→ EXERCISE DETAILS:
Copy the listing below in full and skip every picture.

→ DATA SUPPLIED:
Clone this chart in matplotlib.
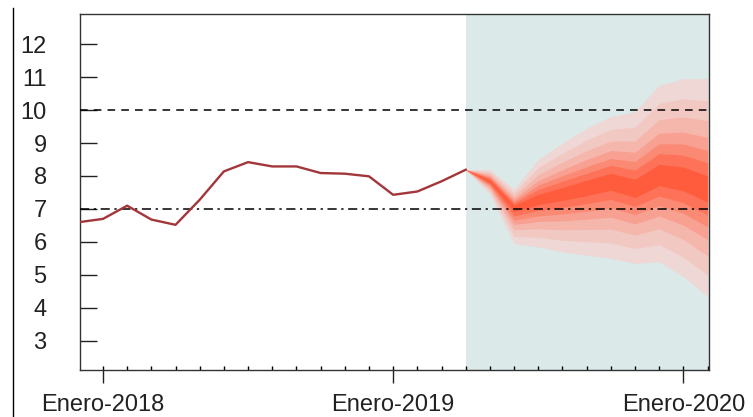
import numpy as np
import matplotlib
matplotlib.use("Agg")
import matplotlib.pyplot as plt
from matplotlib.lines import Line2D

plt.rcParams['font.family'] = ['Liberation Sans', 'DejaVu Sans']

# meses contados desde Enero-2018 (= 0)
obs_mes = [-1, 0, 1, 2, 3, 4, 5, 6, 7, 8, 9, 10, 11, 12, 13, 14, 15]
obs_val = [6.60, 6.70, 7.10, 6.68, 6.52, 7.28, 8.14, 8.42, 8.29, 8.29,
           8.09, 8.07, 7.99, 7.43, 7.53, 7.84, 8.19]

# pronostico (fan chart), abril-2019 .. febrero-2020, de la banda externa a la interna
fan_mes = [15, 16, 17, 18, 19, 20, 21, 22, 23, 24, 25]
mediana = [8.19, 7.85, 7.05, 7.30, 7.47, 7.65, 7.85, 7.62, 8.02, 7.90, 7.60]
banda1_sup = [8.19, 8.20, 7.60, 8.50, 9.00, 9.45, 9.80, 9.95, 10.75, 10.95, 10.95]
banda1_inf = [8.19, 7.45, 5.95, 5.85, 5.70, 5.60, 5.50, 5.35, 5.40, 4.95, 4.35]
banda2_sup = [8.19, 8.13, 7.49, 8.26, 8.69, 9.09, 9.41, 9.48, 10.20, 10.34, 10.28]
banda2_inf = [8.19, 7.53, 6.17, 6.14, 6.05, 6.01, 5.97, 5.80, 5.92, 5.54, 5.00]
banda3_sup = [8.19, 8.07, 7.39, 8.04, 8.42, 8.77, 9.06, 9.06, 9.71, 9.79, 9.68]
banda3_inf = [8.19, 7.60, 6.37, 6.40, 6.37, 6.38, 6.39, 6.21, 6.40, 6.07, 5.58]
banda4_sup = [8.19, 8.01, 7.31, 7.86, 8.19, 8.50, 8.77, 8.72, 9.30, 9.33, 9.17]
banda4_inf = [8.19, 7.66, 6.53, 6.62, 6.64, 6.69, 6.75, 6.55, 6.79, 6.51, 6.07]
banda5_sup = [8.19, 7.97, 7.24, 7.72, 8.01, 8.28, 8.53, 8.44, 8.98, 8.97, 8.77]
banda5_inf = [8.19, 7.71, 6.66, 6.79, 6.85, 6.93, 7.03, 6.83, 7.10, 6.87, 6.46]
banda6_sup = [8.19, 7.93, 7.18, 7.59, 7.84, 8.08, 8.32, 8.18, 8.68, 8.63, 8.40]
banda6_inf = [8.19, 7.75, 6.79, 6.95, 7.05, 7.16, 7.29, 7.08, 7.39, 7.19, 6.82]
banda7_sup = [8.19, 7.89, 7.12, 7.44, 7.65, 7.87, 8.08, 7.90, 8.35, 8.27, 8.00]
banda7_inf = [8.19, 7.80, 6.92, 7.13, 7.26, 7.40, 7.57, 7.35, 7.71, 7.55, 7.21]

bandas = [(banda1_inf, banda1_sup), (banda2_inf, banda2_sup),
          (banda3_inf, banda3_sup), (banda4_inf, banda4_sup),
          (banda5_inf, banda5_sup), (banda6_inf, banda6_sup),
          (banda7_inf, banda7_sup)]
colores = ['#eed7d5', '#f2c8c3', '#f5b6ac', '#f8a091', '#fb8a74',
           '#fd7258', '#ff5c3e']

ticks_mayor = [0, 12, 24]
etiquetas = ['Enero-2018', 'Enero-2019', 'Enero-2020']
yticks = [3, 4, 5, 6, 7, 8, 9, 10, 11, 12]

fig = plt.figure(figsize=(7.53, 4.17), dpi=100)
ax = fig.add_axes([80 / 753, 1 - 370 / 417, 629 / 753, 356 / 417])

ax.axvspan(15, 26, color='#dbe9e9', lw=0, zorder=0)
for (lo, up), c in zip(bandas, colores):
    ax.fill_between(fan_mes, lo, up, color=c, lw=0, zorder=1)

ax.axhline(10, color='black', ls=(0, (5, 4)), lw=1.1, zorder=3)
ax.axhline(7, color='black', ls=(0, (6, 3, 1.5, 3)), lw=1.1, zorder=3)
ax.plot(obs_mes, obs_val, color='#a3363b', lw=1.7, zorder=4)

ax.set_xlim(-0.95, 25.06)
ax.set_ylim(2.12, 12.91)

ax.set_yticks(yticks)
ax.tick_params(axis='y', direction='in', length=12, width=1, pad=24,
               labelsize=17, colors='#222222')
for lab in ax.get_yticklabels():
    lab.set_horizontalalignment('right')

ax.set_xticks(ticks_mayor)
ax.set_xticklabels(etiquetas)
ax.set_xticks(range(0, 26), minor=True)
ax.xaxis.remove_overlapping_locs = False
ax.tick_params(axis='x', which='major', direction='out', length=9.5, width=1,
               pad=8, labelsize=17, colors='#222222')
ax.tick_params(axis='x', which='minor', direction='in', length=3, width=1)

for s in ax.spines.values():
    s.set_color('#333333')
    s.set_linewidth(1)

fig.add_artist(Line2D([13 / 753, 13 / 753], [0, 1 - 8 / 417],
                      color='black', lw=1))

fig.savefig('out.png', dpi=100)
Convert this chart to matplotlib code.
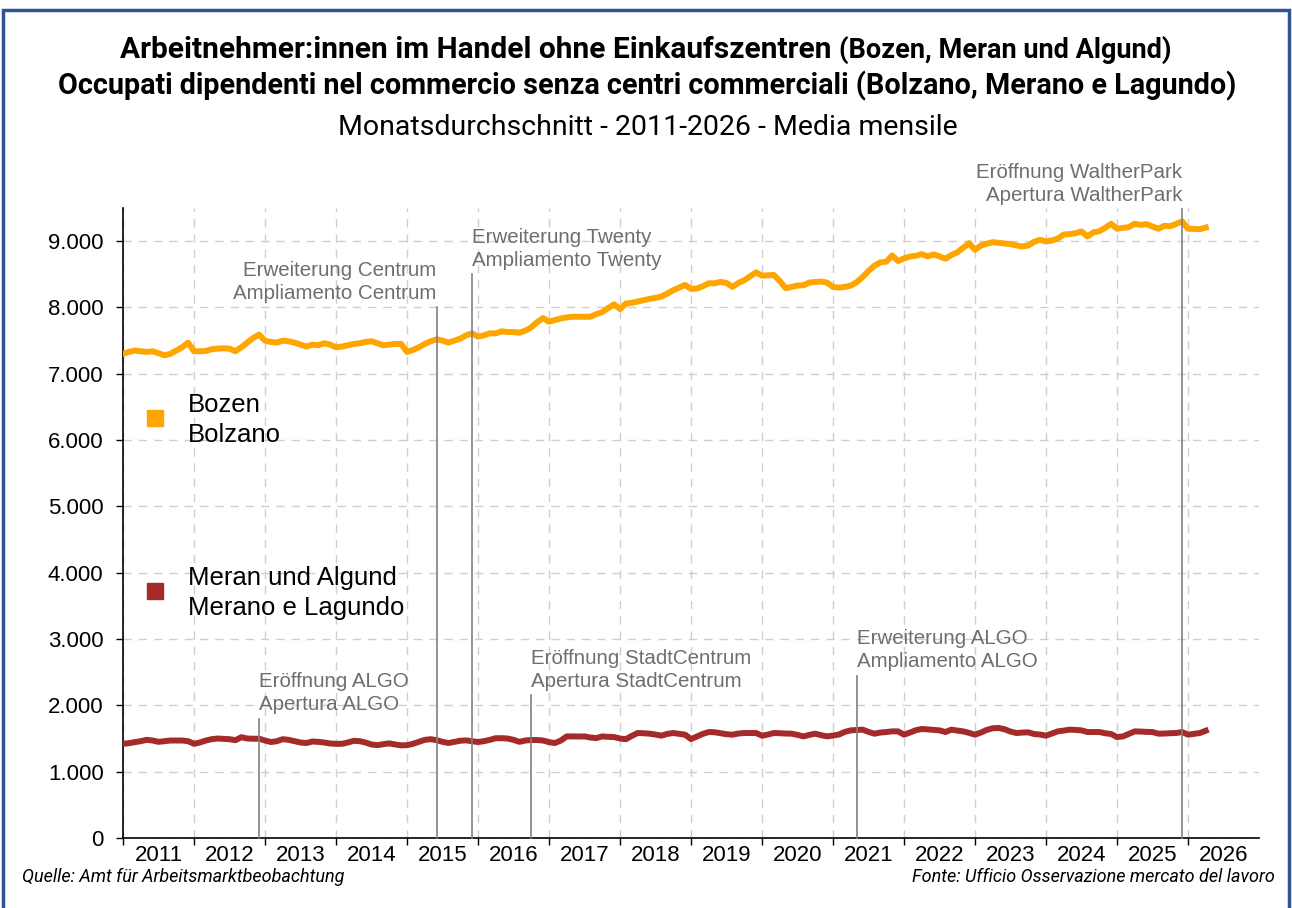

→ ANSWER IN FULL:
Clone this chart in matplotlib.
import numpy as np
import matplotlib
matplotlib.use("Agg")
import matplotlib.pyplot as plt
from matplotlib.lines import Line2D

plt.rcParams['font.family'] = ['Liberation Sans', 'DejaVu Sans']

# meses contados desde Enero-2018 (= 0)
obs_mes = [-1, 0, 1, 2, 3, 4, 5, 6, 7, 8, 9, 10, 11, 12, 13, 14, 15]
obs_val = [6.60, 6.70, 7.10, 6.68, 6.52, 7.28, 8.14, 8.42, 8.29, 8.29,
           8.09, 8.07, 7.99, 7.43, 7.53, 7.84, 8.19]

# pronostico (fan chart), abril-2019 .. febrero-2020, de la banda externa a la interna
fan_mes = [15, 16, 17, 18, 19, 20, 21, 22, 23, 24, 25]
mediana = [8.19, 7.85, 7.05, 7.30, 7.47, 7.65, 7.85, 7.62, 8.02, 7.90, 7.60]
banda1_sup = [8.19, 8.20, 7.60, 8.50, 9.00, 9.45, 9.80, 9.95, 10.75, 10.95, 10.95]
banda1_inf = [8.19, 7.45, 5.95, 5.85, 5.70, 5.60, 5.50, 5.35, 5.40, 4.95, 4.35]
banda2_sup = [8.19, 8.13, 7.49, 8.26, 8.69, 9.09, 9.41, 9.48, 10.20, 10.34, 10.28]
banda2_inf = [8.19, 7.53, 6.17, 6.14, 6.05, 6.01, 5.97, 5.80, 5.92, 5.54, 5.00]
banda3_sup = [8.19, 8.07, 7.39, 8.04, 8.42, 8.77, 9.06, 9.06, 9.71, 9.79, 9.68]
banda3_inf = [8.19, 7.60, 6.37, 6.40, 6.37, 6.38, 6.39, 6.21, 6.40, 6.07, 5.58]
banda4_sup = [8.19, 8.01, 7.31, 7.86, 8.19, 8.50, 8.77, 8.72, 9.30, 9.33, 9.17]
banda4_inf = [8.19, 7.66, 6.53, 6.62, 6.64, 6.69, 6.75, 6.55, 6.79, 6.51, 6.07]
banda5_sup = [8.19, 7.97, 7.24, 7.72, 8.01, 8.28, 8.53, 8.44, 8.98, 8.97, 8.77]
banda5_inf = [8.19, 7.71, 6.66, 6.79, 6.85, 6.93, 7.03, 6.83, 7.10, 6.87, 6.46]
banda6_sup = [8.19, 7.93, 7.18, 7.59, 7.84, 8.08, 8.32, 8.18, 8.68, 8.63, 8.40]
banda6_inf = [8.19, 7.75, 6.79, 6.95, 7.05, 7.16, 7.29, 7.08, 7.39, 7.19, 6.82]
banda7_sup = [8.19, 7.89, 7.12, 7.44, 7.65, 7.87, 8.08, 7.90, 8.35, 8.27, 8.00]
banda7_inf = [8.19, 7.80, 6.92, 7.13, 7.26, 7.40, 7.57, 7.35, 7.71, 7.55, 7.21]

bandas = [(banda1_inf, banda1_sup), (banda2_inf, banda2_sup),
          (banda3_inf, banda3_sup), (banda4_inf, banda4_sup),
          (banda5_inf, banda5_sup), (banda6_inf, banda6_sup),
          (banda7_inf, banda7_sup)]
colores = ['#eed7d5', '#f2c8c3', '#f5b6ac', '#f8a091', '#fb8a74',
           '#fd7258', '#ff5c3e']

ticks_mayor = [0, 12, 24]
etiquetas = ['Enero-2018', 'Enero-2019', 'Enero-2020']
yticks = [3, 4, 5, 6, 7, 8, 9, 10, 11, 12]

fig = plt.figure(figsize=(7.53, 4.17), dpi=100)
ax = fig.add_axes([80 / 753, 1 - 370 / 417, 629 / 753, 356 / 417])

ax.axvspan(15, 26, color='#dbe9e9', lw=0, zorder=0)
for (lo, up), c in zip(bandas, colores):
    ax.fill_between(fan_mes, lo, up, color=c, lw=0, zorder=1)

ax.axhline(10, color='black', ls=(0, (5, 4)), lw=1.1, zorder=3)
ax.axhline(7, color='black', ls=(0, (6, 3, 1.5, 3)), lw=1.1, zorder=3)
ax.plot(obs_mes, obs_val, color='#a3363b', lw=1.7, zorder=4)

ax.set_xlim(-0.95, 25.06)
ax.set_ylim(2.12, 12.91)

ax.set_yticks(yticks)
ax.tick_params(axis='y', direction='in', length=12, width=1, pad=24,
               labelsize=17, colors='#222222')
for lab in ax.get_yticklabels():
    lab.set_horizontalalignment('right')

ax.set_xticks(ticks_mayor)
ax.set_xticklabels(etiquetas)
ax.set_xticks(range(0, 26), minor=True)
ax.xaxis.remove_overlapping_locs = False
ax.tick_params(axis='x', which='major', direction='out', length=9.5, width=1,
               pad=8, labelsize=17, colors='#222222')
ax.tick_params(axis='x', which='minor', direction='in', length=3, width=1)

for s in ax.spines.values():
    s.set_color('#333333')
    s.set_linewidth(1)

fig.add_artist(Line2D([13 / 753, 13 / 753], [0, 1 - 8 / 417],
                      color='black', lw=1))

fig.savefig('out.png', dpi=100)
Convert this chart to matplotlib code.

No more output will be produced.